In response to this eclipse of God, the Church could be tempted simply to walk away from the world and to retreat into an isolated fortress of some kind. But the Incarnation does not allow us to view Christianity as a Gnostic flight from the world, and the Church is instead, in her essence, as Vatican II taught, the very sacrament of Christ’s presence in that world. And the loss of a sense of God leads to a loss of reason, as well — one of the chief themes of his entire pontificate as we see in the famous Regensburg address. And downstream from the loss of reason is the rise of a purely stipulative iron-fisted “dictatorship” of moral relativism.

Benedict was therefore caught in a bind. On the one hand, the Mass of Paul VI needs to retrieve large elements of the Church’s liturgical patrimony; but on the other hand, if one seeks to do this with diktats from on high, then one undermines the theological weight of that liturgical patrimony as something given by God via the path of organic traditioning.

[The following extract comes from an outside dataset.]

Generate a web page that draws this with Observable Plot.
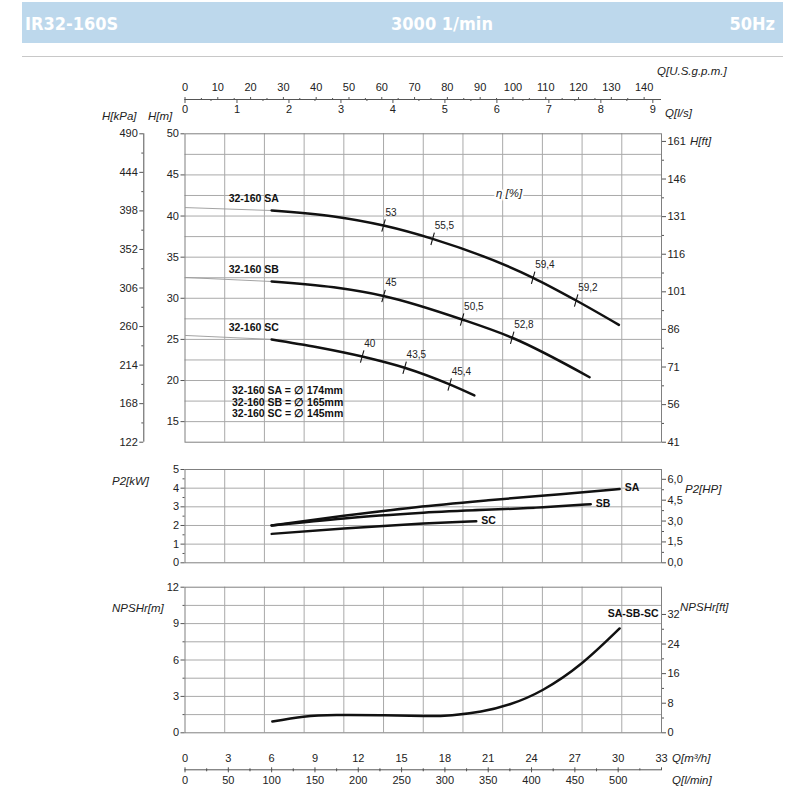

This result, for Benedict, would have represented the triumph of a certain aesthetic ethos, but at the risk of making the logos that the liturgy makes present seem like an ecclesial plaything changed on a whim. And the priority of the truth about God) over merely aesthetic and cultural structures is a central feature of Benedict’s theology. Looked at another way, we can say that he was concerned with the liturgy as an expression of truth — indeed, as an expression of the deepest truth of all, now threatened with being lost in the thicket of the liturgical debates. Some have criticized his decision to let things evolve under their own steam, so to speak, and think that he should have been more forceful. I disagree.

Furthermore, I have just come from Benedict’s funeral in Rome, and I am struck once again by how wrong the caricatures of Benedict as an authoritarian “Panzer” cardinal and pope truly are; for if that were true, he would not have chosen the path of liturgical renewal that he did. And I for one am grateful for this. May he now rest in God’s peace in the heavenly liturgy.